COP 27 is taking place in Sharm-El-Sheikh. It began on Sunday 6th November with world leaders from over 170 nations, alongside tens of thousands of attendees including Diplomats, Ministers, Negotiators, Business Leaders Activists and Sustainability Groups.
Last year, at COP26 in Glasgow there was a collective commitment to update Paris Agreement commitments within 12 months and the Glasgow Climate Pact was signed agreeing to action on fossil fuels. However, with the energy crisis impacting supply over the past year and political unrest, largely due to Russia invading Ukraine, it has been difficult to envisage further progress in the reduction of use of fossil fuels.
As the agenda was agreed on Sunday, it was the first time that loss and damage, compensating low-income, low-emission nations for climate damage impacts, was formally placed on the list. This topic has caused much debate and became a key sticking point at COP 26. It is likely to cause further consternation with key nations including the US, UK and the EU adamantly opposed to creating a loss and damage finance mechanism this year, wanting to push this out to 2024 to enable further discussions.
The first two days are dedicated to the World Leaders, allowing each to take to the stage to give their opening address. Whilst some opening speeches were seen as bold, the UK Prime Minister, Rishi Sunak, was described as ‘lacklustre’ which will further disappoint given that he declined the invitation to the summit despite his predecessor, Boris Johnson, attending and taking the stage. Rishi’s lack of commitment in his address was not received well by environmental campaigners.
Among those fronting up the speaker agenda were Mia Mottley, who both gave typically bold speeches.
Some notable comments came from the UN Secretary-General, Antonio Guterres, who said that “we are on a highway to climate hell with our foot on the accelerator,” calling for world leaders to ‘cooperate or perish.’ He singled out the USA and China, the two largest emitting nations in his harsh words. Barbados’ Prime Minister Mia Mottley described a lack of political resolve for change, saying she “takes no pride” in having to repeatedly drive home the importance of capping the global temperature increase at 1.5C when faced with those who will not make crucial change.
On day two the Egypt COP27 Presidency launched the Sharm-El-Sheikh Adaptation Agenda in partnership with the UN Climate Change High-Level Champions, and the Marrakech Partnership.
The Programme lays out a comprehensive global list of requirements with thirty ‘Adaptation Outcomes’ to help protect those four billion people living in the most climate-vulnerable communities by 2030. There are five ‘impact systems’ including food and agriculture, water, and nature, coastal and oceans, human settlements, and infrastructure, with solutions for planning and finance.

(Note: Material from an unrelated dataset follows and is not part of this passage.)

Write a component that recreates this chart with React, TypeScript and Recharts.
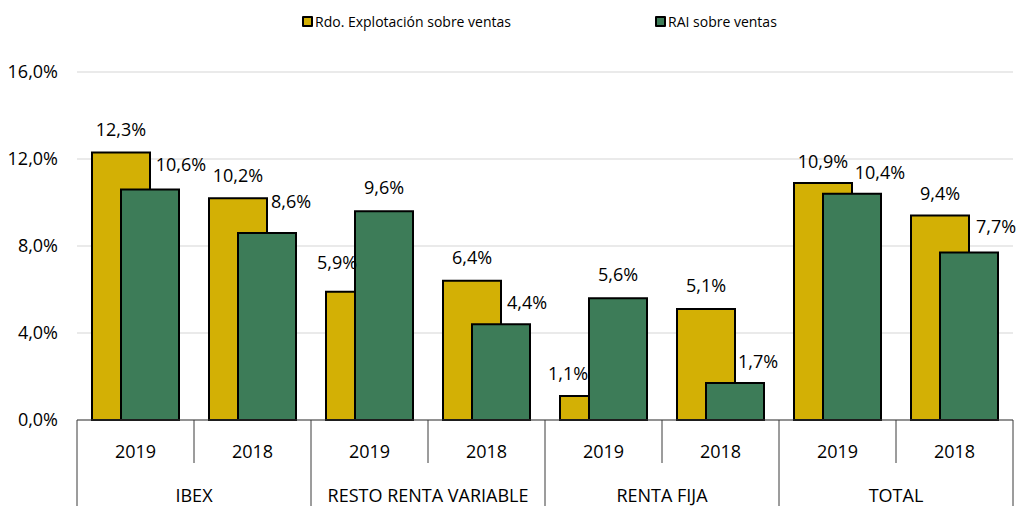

On Friday, the International Organisation for Standardisation (ISO) published a net-zero ‘Guidelines’ paper intended to be a “single core reference text” for any organisation wishing to credibly use terminology relating to net-zero emissions and create meaningful targets.
The UK Transition Plan Taskforce also published its first proposals for guidelines on what corporate net-zero transition plans should include to be classed as ‘gold standard.’ Large firms in high-emission sectors in the UK will be mandated to produce such plans in the coming months and some have already produced them voluntarily.
Saturday brought the first Farming Day to COP with decarbonisation a key part of climate mitigation. The news that Cambodia and Austria are now participants in the Agriculture Breakthrough initiative which covers more than half of global annual emissions and GDP was welcomed. There were also twenty-five new priority action areas for work in the coming 12 months. These include clarifying plans for ending the sale of petrol and diesel light vehicles, preparing to deploy hydrogen valleys, and laying the groundwork for net-zero industrial plants.
The Egyptian government welcomed the theme by launching ‘Food and Agriculture for Sustainable Transformation’ (FAST) – an initiative to increase finance flows to farmers alongside knowledge-sharing and policymaking efforts for sustainable food systems. THE UK has pledged its backing to this initiative.
The week ended with a poignant message to delegates – the science remains unchanged – 1.5C must be seen as a ‘limit not a target.’ Not enough progress has been made since the commitments of COP26., and negotiators must work with Governments and with the private sector if the world is to avert the worst of the climate crisis.